Green tobacco sickness (GTS) is a type of nicotine poisoning caused when nicotine is absorbed through the skin from wet tobacco leaves. It’s a real risk to farmers and their workers if they harvest tobacco when it’s wet.

There are credible reports of GTS being experienced by tobacco workers. However, there is no credible evidence to indicate that GTS can have long-term effects and appropriate farming practices, including the use of protective clothing and avoiding contact with the tobacco plant when it is wet, can effectively manage the risk."
Development Delivery International

Reported symptoms of GTS include nausea, vomiting, weakness, dizziness, abdominal cramps, excessive sweating, headache, and sometimes fluctuations in blood pressure or heart rate. These tend to be short-lived and vary in intensity and persistence according to each individual and degree of exposure. Similar symptoms can appear in cases of heat stress and also in the unlikely event of exposure to Crop Protection Agents, sometimes making it difficult for doctors to diagnose GTS.

Although scientific research on the subject is limited and published evidence indicates the incidence to be low, we recognise GTS can be an occupational health risk for some tobacco workers who handle wet tobacco leaves.

In 2011, we commissioned independent research by Development Delivery International into the impact of tobacco growing. This research comprised a literature review of over 300 published sources on the subject of tobacco farming and its social and environmental effects as well as field research in three contrasting tobacco growing countries. 

The role of tobacco growing in rural livelihoods - Development Delivery International (4,289 kb) 
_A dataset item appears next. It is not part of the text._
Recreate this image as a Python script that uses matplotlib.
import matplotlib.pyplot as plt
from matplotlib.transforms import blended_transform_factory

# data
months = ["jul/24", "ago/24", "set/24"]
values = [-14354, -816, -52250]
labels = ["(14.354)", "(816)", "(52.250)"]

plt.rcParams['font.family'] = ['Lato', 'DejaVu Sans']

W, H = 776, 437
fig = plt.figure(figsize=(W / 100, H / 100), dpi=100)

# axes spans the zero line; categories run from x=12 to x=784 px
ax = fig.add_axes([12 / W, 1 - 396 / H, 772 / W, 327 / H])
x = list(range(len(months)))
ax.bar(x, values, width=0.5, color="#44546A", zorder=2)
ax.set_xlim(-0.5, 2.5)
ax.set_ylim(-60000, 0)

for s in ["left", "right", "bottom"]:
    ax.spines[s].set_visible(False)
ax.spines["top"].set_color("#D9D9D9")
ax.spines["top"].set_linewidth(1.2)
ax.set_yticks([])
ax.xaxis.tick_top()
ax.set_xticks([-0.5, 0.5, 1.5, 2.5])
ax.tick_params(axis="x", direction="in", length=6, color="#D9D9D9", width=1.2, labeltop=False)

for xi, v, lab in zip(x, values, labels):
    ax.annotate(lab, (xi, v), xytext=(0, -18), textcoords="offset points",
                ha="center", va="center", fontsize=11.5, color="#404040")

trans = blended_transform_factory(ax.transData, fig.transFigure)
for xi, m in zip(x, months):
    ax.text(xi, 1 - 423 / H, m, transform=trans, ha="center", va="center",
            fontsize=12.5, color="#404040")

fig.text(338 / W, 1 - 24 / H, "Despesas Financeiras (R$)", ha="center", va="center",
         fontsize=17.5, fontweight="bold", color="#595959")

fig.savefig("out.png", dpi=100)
Minimising the risk of GTS

There are a number of steps we recommend tobacco workers take to reduce the risk of contracting GTS. These include:

  • Avoiding handling wet tobacco by waiting for the rain (or dew) to dry from the leaf.
  • Quickly changing out of wet clothes saturated with moisture originating from green tobacco leaves.
  • Wearing Personal Protective Equipment (PPE) to avoid direct skin contact with tobacco during harvesting. We recommend clothing such as gloves, trousers and shirts / aprons made from impermeable cloth, although in hot weather this can increase the risk of heat stress. The success of this measure largely depends on the farmers’ willingness to use PPE.

Anyone who shows symptoms of GTS should stop handling the tobacco, rinse any skin that has been in direct or indirect contact with wet tobacco, change their clothes and seek medical advice. They should visit their healthcare providers for diagnosis and treatment.

Current practice

Our business is actively working to improve its understanding of GTS.

We believe that education is key and that tobacco workers should be given practical guidance to better understand and avoid the risks of contracting the illness. Education programmes include information about risk factors, preventative measures, symptoms, diagnosis and treatment.